Oh, I get that. The show's portrayal of Bruce is the only thing about it that's actually, consistently good. Still, one of the core problems with the show is that it cares more about continuity porn and tossing in familiar characters than it does about telling effective story arcs. Granted,
The Flash is just as heavy with comics nods, but somehow it works there, perhaps because it's portraying them in the "present," during the Flash's time as an active, adult superhero, rather than prematurely introducing them while the hero is still a child. And perhaps because the show as a whole has more of a sense of narrative direction and focus, so the character inclusions feel like they serve a purpose. This show is just meandering, so the comics character inclusions feel more arbitrary, as if continuity porn is the end in itself.
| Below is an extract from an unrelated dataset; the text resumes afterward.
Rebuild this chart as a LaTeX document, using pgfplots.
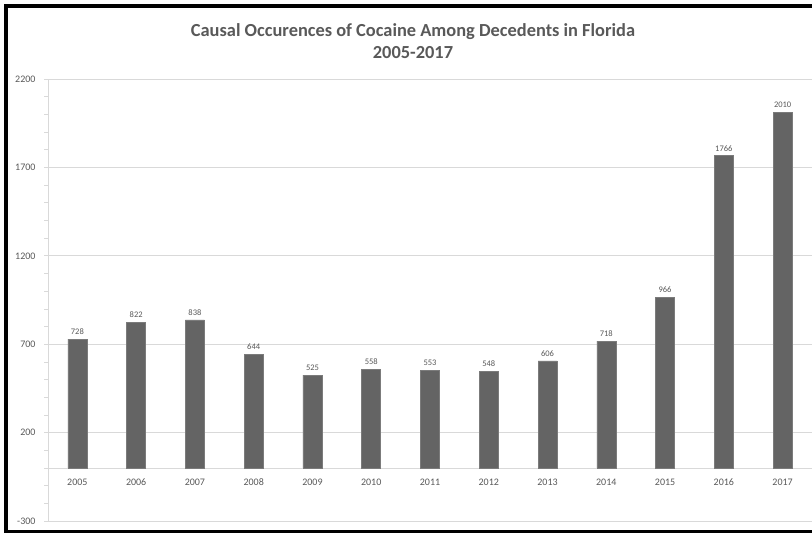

Or maybe it's just this specific case. Silver St. Cloud's importance to the Batman mythos is that she's that one really special woman whom Bruce loved, whom he allowed to get intimate enough with him that she actually figured out on her own that he was Batman, and who couldn't live with the risk that posed to him. It's a tragic love story that works because of Bruce's dual identity, the conflict between his lives as Bruce and Batman. So if you introduce a character named Silver St. Cloud into the story when Bruce is only 13 or 14 and is still years from adopting a dual identity (let alone being old enough to get intimate with a woman), then she isn't really Silver St. Cloud; she's just some girl he likes. It's using the name of the character in a context where the essence of the character can't really apply. I'm not sure that could work. Maybe they can come up with some twist that preserves the dynamic and meaning of the relationship without those aspects, but I really don't have any faith in these writers to be that clever.